特に就労意欲がある人には、就労場所での役割が本人にとってのやりがいや生きがいとなり、本人の強みを伸ばしながら、苦手を克服することにも繋がる。また、就労場所が家族的な雰囲気を感じられる場となることもある。
意見交換会も行いました
意見交換会では金沢市役所の就労支援員さんも交えて、地域移行支援の難しさ、就労支援の課題など様々なことについて議論することができ、とても有意義な時間となりました。
地域生活定着支援センターに繋がり、ようやく支援の手が届いた方でも、犯罪歴があることで受け入れ先の確保が難しい場合が多く、支援をする側の理解も重要だと感じました。
ご本人の生きがいに大きく影響するのが『働く』ということ。
出所後に就労定着した事例をみると、いきいきと働いている方がたくさんいらっしゃるようです。

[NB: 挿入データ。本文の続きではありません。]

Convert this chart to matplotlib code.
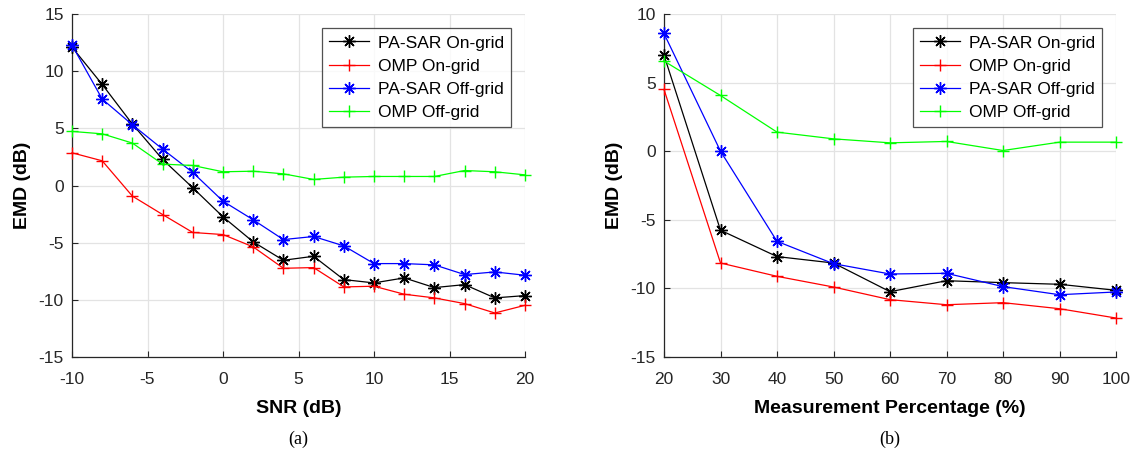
import matplotlib
matplotlib.use("Agg")
import matplotlib.pyplot as plt

# ---- data ----
snr = [-10, -8, -6, -4, -2, 0, 2, 4, 6, 8, 10, 12, 14, 16, 18, 20]
a_pasar_on = [12.1, 8.84, 5.37, 2.28, -0.2, -2.74, -4.93, -6.54, -6.19, -8.23, -8.52, -8.08, -8.93, -8.67, -9.83, -9.63]
a_omp_on = [2.86, 2.16, -0.93, -2.54, -4.11, -4.29, -5.37, -7.24, -7.18, -8.87, -8.81, -9.51, -9.83, -10.33, -11.15, -10.48]
a_pasar_off = [12.28, 7.56, 5.31, 3.18, 1.14, -1.37, -3.0, -4.73, -4.46, -5.28, -6.83, -6.83, -6.94, -7.79, -7.56, -7.85]
a_omp_off = [4.73, 4.52, 3.71, 1.87, 1.75, 1.2, 1.25, 1.02, 0.53, 0.73, 0.79, 0.79, 0.79, 1.31, 1.2, 0.93]

pct = [20, 30, 40, 50, 60, 70, 80, 90, 100]
b_pasar_on = [7.0, -5.76, -7.68, -8.15, -10.24, -9.44, -9.58, -9.70, -10.14]
b_omp_on = [4.5, -8.15, -9.12, -9.9, -10.82, -11.19, -11.04, -11.48, -12.16]
b_pasar_off = [8.58, 0.0, -6.57, -8.2, -8.95, -8.9, -9.87, -10.46, -10.26]
b_omp_off = [6.57, 4.06, 1.39, 0.9, 0.61, 0.71, 0.05, 0.66, 0.66]

labels = ["PA-SAR On-grid", "OMP On-grid", "PA-SAR Off-grid", "OMP Off-grid"]
a_xticks = [-10, -5, 0, 5, 10, 15, 20]
a_yticks = [-15, -10, -5, 0, 5, 10, 15]
b_xticks = [20, 30, 40, 50, 60, 70, 80, 90, 100]
b_yticks = [-15, -10, -5, 0, 5, 10]

plt.rcParams['font.family'] = ['Liberation Sans', 'DejaVu Sans']
plt.rcParams['axes.unicode_minus'] = False

fig = plt.figure(figsize=(11.35, 4.54), dpi=100)
W, H = 1135, 454

ASTER = (8, 2, 0)
styles = [dict(color='black', marker=ASTER), dict(color='red', marker='+'),
          dict(color='blue', marker=ASTER), dict(color='#00ff00', marker='+')]


def setup(ax, x, series, xticks, yticks, xlim, ylim, xlabel, caption, leg_anchor):
    for s, st, lab in zip(series, styles, labels):
        ax.plot(x, s, color=st['color'], marker=st['marker'], lw=0.9,
                markersize=9, markeredgewidth=1.0, label=lab, clip_on=False, zorder=3)
    ax.set_xlim(*xlim)
    ax.set_ylim(*ylim)
    ax.set_xticks(xticks)
    ax.set_yticks(yticks)
    ax.grid(True, color='#e3e3e3', lw=0.9, zorder=0)
    ax.set_axisbelow(True)
    for sp in ['top', 'right']:
        ax.spines[sp].set_visible(False)
    for sp in ['left', 'bottom']:
        ax.spines[sp].set_color('#262626')
        ax.spines[sp].set_linewidth(0.9)
    ax.tick_params(direction='in', length=4, width=0.8, labelsize=12.5,
                   colors='#262626')
    ax.tick_params(axis='x', pad=10.5)
    ax.tick_params(axis='y', pad=6)
    ax.set_xlabel(xlabel, fontsize=14, fontweight='bold', labelpad=10)
    ax.set_ylabel('EMD (dB)', fontsize=14, fontweight='bold', labelpad=5)
    ax.text(0.5, -0.24, caption, transform=ax.transAxes, ha='center', va='center',
            fontsize=13, family=['Liberation Serif', 'DejaVu Serif'])
    leg = ax.legend(loc='upper right', bbox_to_anchor=leg_anchor, borderaxespad=0,
                    fontsize=12.5, frameon=True, fancybox=False, handlelength=2.3,
                    handletextpad=0.5, borderpad=0.42, labelspacing=0.46)
    leg.get_frame().set_edgecolor('#262626')
    leg.get_frame().set_linewidth(0.9)


ax1 = fig.add_axes([72 / W, 97 / H, 453 / W, 343 / H])
setup(ax1, snr, [a_pasar_on, a_omp_on, a_pasar_off, a_omp_off], a_xticks, a_yticks,
      (-10, 20), (-15, 15), 'SNR (dB)', '(a)', (0.969, 0.959))

ax2 = fig.add_axes([664 / W, 97 / H, 452 / W, 343 / H])
setup(ax2, pct, [b_pasar_on, b_omp_on, b_pasar_off, b_omp_off], b_xticks, b_yticks,
      (20, 100), (-15, 10), 'Measurement Percentage (%)', '(b)', (0.969, 0.959))

fig.savefig('out.png', dpi=100)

働いて地域の中で活躍することが、その方にとってどれほど重要なものか理解が深まりました。
ヴィストでは今後も地域の様々な機関と連携していきます
地域生活定着支援センターでは、社会復帰が困難な高齢者及び障害者の方々に対して、再出発のお手伝いをされています。
釈放後直ちに福祉サービス等を利用できるようにするため司法と福祉と連携し、その架け橋となり、生きづらさに寄り添い支援を続けられています。
ヴィストのミッションである「あらゆる人に働く希望を、 心豊かなStoryを」の実現のためにも、今後とも地域生活定着支援センターをはじめ様々な機関と連携していきたいと思います。
地域のニーズに答えられるよう、支援者同士がお互い顔の見える関係づくりから始め、『働く希望であふれる社会』を作っていきたいと思います。